Pilar del Rio, viúva do escritor comunista José Saramago, afirmou recentemente em entrevista, não ser “dócil, nem servil com o sistema patriarcal”. A não ser que se esteja a referir ao mundo islâmico, no qual as mulheres são descriminadas por imperativo da xaria (leiam-se os textos sagrados dessa religião e observem-se as práticas sociais respetivas, como no Irão, Arábia Saudita ou Catar), não sei a que sistema patriarcal esta senhora se refere.
Que sistema patriarcal é este, em que as mulheres vivem em média mais sete anos que os homens, que constituem 85% da população total dos sem-abrigo, a maioria dos alcoólicos, da população prisional e das vítimas de crimes violentos? Que sistema patriarcal é este, em que nos cursos superiores os inscritos são maioritariamente do sexo feminino (segundo a pordata, foram cerca de 234 mil raparigas em 2022, para apenas 199 mil rapazes), com hegemonias tão avassaladoras como 76,8 % nas áreas da saúde e proteção social, 76,6% em educação, 60,5 % em artes e humanidades ou 60,3 % em ciências sociais, comércio e direito? Apenas nas ciências, matemática e informática; e nas indústrias transformadoras e construção estão as mulheres em minoria (escassa, no primeiro caso; larga, no segundo). Que sistema patriarcal é este, em que os homens se suicidam em média quatro vezes mais em média nos países ocidentais, sem que a imprensa ou opinião pública sequer atentem nessa situação, quanto mais empatizarem com ela (imagine-se se a estatística fosse inversa)?

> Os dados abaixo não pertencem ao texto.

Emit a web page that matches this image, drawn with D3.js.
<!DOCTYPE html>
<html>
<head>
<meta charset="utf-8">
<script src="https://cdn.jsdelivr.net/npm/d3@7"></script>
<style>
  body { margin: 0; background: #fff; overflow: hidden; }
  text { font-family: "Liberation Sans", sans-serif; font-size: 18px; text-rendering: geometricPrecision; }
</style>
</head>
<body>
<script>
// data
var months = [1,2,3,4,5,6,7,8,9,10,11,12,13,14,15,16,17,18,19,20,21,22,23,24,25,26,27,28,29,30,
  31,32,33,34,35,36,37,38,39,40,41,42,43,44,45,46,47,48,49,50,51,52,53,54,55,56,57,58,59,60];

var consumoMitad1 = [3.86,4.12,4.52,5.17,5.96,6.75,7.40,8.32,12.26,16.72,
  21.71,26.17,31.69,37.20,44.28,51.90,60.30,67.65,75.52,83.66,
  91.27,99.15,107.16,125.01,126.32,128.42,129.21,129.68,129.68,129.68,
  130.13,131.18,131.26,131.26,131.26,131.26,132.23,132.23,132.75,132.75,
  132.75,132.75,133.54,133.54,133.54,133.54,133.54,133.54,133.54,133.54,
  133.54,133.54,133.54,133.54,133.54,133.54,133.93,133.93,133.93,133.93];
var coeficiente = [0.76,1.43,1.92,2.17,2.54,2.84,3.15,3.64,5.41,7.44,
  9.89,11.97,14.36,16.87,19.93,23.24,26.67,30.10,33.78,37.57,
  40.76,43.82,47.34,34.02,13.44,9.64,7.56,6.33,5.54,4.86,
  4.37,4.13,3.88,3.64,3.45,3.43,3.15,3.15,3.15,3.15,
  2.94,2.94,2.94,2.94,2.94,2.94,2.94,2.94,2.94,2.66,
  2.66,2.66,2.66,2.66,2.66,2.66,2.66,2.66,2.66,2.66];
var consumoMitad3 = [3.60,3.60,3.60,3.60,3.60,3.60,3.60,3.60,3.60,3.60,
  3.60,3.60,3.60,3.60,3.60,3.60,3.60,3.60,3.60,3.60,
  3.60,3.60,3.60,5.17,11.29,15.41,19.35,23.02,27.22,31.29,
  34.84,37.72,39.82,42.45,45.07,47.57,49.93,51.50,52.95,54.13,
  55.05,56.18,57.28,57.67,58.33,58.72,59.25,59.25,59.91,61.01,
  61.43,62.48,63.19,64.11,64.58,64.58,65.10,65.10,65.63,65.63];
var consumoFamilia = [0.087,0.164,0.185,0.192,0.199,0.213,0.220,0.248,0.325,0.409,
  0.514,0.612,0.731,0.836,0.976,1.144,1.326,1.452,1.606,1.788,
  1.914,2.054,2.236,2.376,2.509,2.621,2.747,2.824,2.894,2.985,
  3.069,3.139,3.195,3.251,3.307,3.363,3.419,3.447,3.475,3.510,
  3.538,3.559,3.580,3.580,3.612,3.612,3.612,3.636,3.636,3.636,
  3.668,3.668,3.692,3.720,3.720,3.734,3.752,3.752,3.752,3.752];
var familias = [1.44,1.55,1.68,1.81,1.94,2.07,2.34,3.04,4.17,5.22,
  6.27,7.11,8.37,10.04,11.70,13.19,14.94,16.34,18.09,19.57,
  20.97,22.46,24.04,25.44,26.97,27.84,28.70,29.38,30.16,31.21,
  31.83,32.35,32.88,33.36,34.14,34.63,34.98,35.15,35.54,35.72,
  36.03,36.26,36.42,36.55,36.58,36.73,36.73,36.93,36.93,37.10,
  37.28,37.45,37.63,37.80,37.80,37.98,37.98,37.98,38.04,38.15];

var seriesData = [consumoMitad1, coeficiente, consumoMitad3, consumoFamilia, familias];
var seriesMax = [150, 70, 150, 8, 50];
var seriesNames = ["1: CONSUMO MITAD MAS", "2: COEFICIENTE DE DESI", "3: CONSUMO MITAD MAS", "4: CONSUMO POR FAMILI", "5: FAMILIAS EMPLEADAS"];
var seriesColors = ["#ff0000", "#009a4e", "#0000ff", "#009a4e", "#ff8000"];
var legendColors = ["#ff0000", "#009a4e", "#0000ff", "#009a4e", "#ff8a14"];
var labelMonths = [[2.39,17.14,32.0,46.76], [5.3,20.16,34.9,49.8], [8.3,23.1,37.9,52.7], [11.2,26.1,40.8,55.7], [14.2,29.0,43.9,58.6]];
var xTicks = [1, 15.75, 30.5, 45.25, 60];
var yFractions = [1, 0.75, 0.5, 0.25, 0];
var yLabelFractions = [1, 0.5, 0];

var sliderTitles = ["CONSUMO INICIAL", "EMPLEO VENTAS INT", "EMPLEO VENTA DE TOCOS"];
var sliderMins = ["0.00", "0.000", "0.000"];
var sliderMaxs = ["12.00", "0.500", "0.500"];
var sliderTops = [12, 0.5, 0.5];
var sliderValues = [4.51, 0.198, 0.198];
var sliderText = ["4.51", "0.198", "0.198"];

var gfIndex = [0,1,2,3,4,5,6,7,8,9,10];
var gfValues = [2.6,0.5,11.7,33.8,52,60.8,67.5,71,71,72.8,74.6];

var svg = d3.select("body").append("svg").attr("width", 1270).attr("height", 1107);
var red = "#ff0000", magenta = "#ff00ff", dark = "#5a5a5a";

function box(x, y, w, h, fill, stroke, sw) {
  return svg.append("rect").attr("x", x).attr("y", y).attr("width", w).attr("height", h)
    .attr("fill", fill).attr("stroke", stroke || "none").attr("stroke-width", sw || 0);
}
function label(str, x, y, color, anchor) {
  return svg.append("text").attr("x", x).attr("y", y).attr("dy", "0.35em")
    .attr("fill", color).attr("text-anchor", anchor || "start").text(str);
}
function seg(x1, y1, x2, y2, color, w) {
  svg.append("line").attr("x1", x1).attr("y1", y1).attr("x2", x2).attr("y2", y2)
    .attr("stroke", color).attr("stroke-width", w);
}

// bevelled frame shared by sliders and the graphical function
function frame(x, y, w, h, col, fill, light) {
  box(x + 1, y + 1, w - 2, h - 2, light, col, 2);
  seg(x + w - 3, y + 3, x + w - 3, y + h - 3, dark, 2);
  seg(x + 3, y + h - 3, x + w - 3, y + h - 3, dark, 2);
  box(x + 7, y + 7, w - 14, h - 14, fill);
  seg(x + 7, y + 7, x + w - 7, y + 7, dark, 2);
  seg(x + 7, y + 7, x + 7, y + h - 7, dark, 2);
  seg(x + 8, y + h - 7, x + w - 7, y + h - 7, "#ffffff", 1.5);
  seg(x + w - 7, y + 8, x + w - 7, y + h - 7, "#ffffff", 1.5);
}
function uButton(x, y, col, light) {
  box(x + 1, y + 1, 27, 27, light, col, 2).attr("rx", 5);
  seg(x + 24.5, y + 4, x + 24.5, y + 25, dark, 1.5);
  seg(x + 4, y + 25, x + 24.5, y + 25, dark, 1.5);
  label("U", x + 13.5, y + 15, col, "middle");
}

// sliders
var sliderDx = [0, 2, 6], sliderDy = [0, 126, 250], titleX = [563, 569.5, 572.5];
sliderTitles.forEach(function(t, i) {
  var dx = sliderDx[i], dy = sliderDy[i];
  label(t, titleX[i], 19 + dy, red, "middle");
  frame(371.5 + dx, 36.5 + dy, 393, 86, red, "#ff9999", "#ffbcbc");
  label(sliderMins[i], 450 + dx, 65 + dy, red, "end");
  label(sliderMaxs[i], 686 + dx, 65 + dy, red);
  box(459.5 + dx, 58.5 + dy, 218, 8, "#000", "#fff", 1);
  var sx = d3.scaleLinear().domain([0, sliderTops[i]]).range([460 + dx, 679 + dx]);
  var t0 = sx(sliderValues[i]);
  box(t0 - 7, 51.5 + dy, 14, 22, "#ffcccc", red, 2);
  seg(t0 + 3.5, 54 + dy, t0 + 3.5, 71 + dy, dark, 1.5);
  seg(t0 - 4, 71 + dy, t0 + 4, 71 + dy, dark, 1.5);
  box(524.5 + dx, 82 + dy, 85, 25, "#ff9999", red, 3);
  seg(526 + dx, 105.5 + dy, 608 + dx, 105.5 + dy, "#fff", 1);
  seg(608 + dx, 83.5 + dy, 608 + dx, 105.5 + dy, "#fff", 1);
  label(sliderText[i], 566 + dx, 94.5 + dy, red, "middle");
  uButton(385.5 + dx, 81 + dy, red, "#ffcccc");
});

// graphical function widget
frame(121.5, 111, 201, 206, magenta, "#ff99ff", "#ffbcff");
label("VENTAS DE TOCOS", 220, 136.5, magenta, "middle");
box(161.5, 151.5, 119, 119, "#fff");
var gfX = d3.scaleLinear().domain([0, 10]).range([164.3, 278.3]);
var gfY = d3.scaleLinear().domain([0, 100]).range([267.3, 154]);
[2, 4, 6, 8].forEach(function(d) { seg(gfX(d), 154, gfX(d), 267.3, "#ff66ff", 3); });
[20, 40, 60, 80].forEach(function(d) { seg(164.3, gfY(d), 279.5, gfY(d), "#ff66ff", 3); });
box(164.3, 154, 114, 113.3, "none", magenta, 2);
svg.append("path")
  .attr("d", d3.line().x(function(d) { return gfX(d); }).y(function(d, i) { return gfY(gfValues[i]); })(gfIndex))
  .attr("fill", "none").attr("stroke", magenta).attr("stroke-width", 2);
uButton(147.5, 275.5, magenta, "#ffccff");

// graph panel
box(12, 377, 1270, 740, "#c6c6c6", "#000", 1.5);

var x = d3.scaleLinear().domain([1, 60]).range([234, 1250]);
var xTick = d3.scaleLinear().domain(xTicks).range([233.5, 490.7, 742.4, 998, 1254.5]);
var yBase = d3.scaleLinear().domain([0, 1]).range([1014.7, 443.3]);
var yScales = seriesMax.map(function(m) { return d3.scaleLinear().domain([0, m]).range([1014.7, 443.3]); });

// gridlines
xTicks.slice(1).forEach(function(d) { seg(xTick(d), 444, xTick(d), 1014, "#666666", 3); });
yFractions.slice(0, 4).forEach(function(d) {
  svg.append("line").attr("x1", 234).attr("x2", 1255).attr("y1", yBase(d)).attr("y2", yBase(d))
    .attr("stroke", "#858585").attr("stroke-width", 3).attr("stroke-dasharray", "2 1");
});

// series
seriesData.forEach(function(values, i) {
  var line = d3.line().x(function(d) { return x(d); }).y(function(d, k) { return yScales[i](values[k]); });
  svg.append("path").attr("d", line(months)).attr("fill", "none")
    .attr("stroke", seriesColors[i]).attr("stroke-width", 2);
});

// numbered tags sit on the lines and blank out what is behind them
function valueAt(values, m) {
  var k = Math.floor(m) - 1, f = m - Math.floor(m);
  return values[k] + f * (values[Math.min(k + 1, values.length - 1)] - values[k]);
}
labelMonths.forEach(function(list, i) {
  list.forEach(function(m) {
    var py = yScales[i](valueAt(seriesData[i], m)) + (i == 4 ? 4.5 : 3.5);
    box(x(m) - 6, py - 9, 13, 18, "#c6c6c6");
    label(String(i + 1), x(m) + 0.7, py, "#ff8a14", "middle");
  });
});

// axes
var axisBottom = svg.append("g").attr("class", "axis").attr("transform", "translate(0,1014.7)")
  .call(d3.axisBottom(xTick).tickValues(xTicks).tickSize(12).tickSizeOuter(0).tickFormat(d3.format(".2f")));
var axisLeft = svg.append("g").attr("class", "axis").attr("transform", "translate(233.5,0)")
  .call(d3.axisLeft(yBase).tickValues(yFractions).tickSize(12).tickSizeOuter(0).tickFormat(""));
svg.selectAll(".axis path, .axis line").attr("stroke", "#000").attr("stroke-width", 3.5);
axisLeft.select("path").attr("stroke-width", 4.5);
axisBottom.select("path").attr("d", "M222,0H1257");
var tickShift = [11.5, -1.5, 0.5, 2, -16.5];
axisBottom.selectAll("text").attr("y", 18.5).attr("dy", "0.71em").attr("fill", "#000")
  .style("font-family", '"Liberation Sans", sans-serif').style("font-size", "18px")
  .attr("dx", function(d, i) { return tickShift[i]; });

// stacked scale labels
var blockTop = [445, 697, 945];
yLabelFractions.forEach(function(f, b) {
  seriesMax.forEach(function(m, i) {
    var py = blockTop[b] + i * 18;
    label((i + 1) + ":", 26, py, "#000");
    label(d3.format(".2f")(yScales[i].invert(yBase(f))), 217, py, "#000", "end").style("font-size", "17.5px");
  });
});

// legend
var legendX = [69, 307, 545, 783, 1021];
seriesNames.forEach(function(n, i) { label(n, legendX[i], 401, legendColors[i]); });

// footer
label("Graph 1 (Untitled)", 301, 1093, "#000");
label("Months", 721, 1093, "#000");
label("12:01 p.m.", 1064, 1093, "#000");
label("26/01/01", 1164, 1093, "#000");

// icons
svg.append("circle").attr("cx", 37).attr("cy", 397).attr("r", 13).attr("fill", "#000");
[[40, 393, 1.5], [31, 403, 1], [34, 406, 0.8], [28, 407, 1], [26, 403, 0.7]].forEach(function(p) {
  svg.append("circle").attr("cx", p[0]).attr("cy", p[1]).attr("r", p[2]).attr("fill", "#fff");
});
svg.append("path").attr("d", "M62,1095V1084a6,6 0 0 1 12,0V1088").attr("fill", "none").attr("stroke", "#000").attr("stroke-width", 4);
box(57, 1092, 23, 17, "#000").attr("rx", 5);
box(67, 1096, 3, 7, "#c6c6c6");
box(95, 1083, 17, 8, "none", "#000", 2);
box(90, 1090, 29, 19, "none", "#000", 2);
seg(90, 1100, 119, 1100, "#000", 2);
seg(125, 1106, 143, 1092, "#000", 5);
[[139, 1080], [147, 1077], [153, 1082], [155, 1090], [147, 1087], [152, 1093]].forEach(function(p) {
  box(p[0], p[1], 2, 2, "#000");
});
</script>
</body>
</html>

Talvez Pilar pensasse no recente estudo da CGTP, segundo o qual as mulheres ganham 13% menos, em média. 13% de quê, exatamente? Isso o estudo não diz. Como também não refere o número de horas trabalhadas, as receitas geradas, as licenças de maternidade, as escolhas mais ou menos lucrativas de profissão. Limita-se a observar os valores totais, extrapolando em seguida as causas que pretensamente os justificam. Como não podia deixar de ser – a discriminação, essa filha bastarda do patriarcado!
Mas onde é que essa discriminação se verifica, concretamente? No setor público, sabemos que não é assim. As professoras não ganham menos que os professores, nem as juízas que os juízes, ou as enfermeiras que os enfermeiros – por trabalho igual! Se qualquer trabalhador público aceitar horas extra, receberá também, extraordinariamente, um pouco mais… No privado, tudo depende ainda da produtividade ou da disponibilidade para sacrificar a vida familiar às necessidades da empresa. E é isto que os números não mostram. A questão das chefias decorre também daqui.
Passemos às cotas. A premissa subjacente é a de que a ausência de paridade entre homens e mulheres em todas as atividades humanas concebíveis, implica necessariamente algum tipo de preconceito. Mas pergunto-me se as feministas pretendem impôr este seu suposto direito transversalmente. Estarão interessadas, por exemplo, numa representação equitativa em relação aos chamados (não por acaso) “homens do lixo”? E quanto à contrução civil ou forças armadas (especialmente em situação de conflito militar, como se verifica atualmente na Ucrânia)? Ou será que a lógica da igualdade se dilui quando estão em causa profissões com fracas remunerações, baixo prestígio social ou notório risco físico e mesmo de vida?
A indiferença generalizada em relação à verdadeira epidemia de suícidos masculinos no Ocidente constitui o exemplo mais trágico do desprezo pelos homens nas nossas sociedades. Segundo a OMS, em Portugal a taxa é de 3,5 mulheres para 12,6 homens por 100.000 habitantes. As causas mais salientes encontram-se classicamente no desemprego e na depressão, mas também são imputáveis ao sofrimento financeiro e psicológico causado por divórcios (iniciados em 2/3 dos casos por mulheres) ou à atribuição exorbitante das guardas às mães.
Definitivamente, o patriarcado é, entre nós, um mito. Está morto e enterrado. Mas não ignoremos a morte física dos homens, que com ele, infelizmente, cada vez mais se confundem.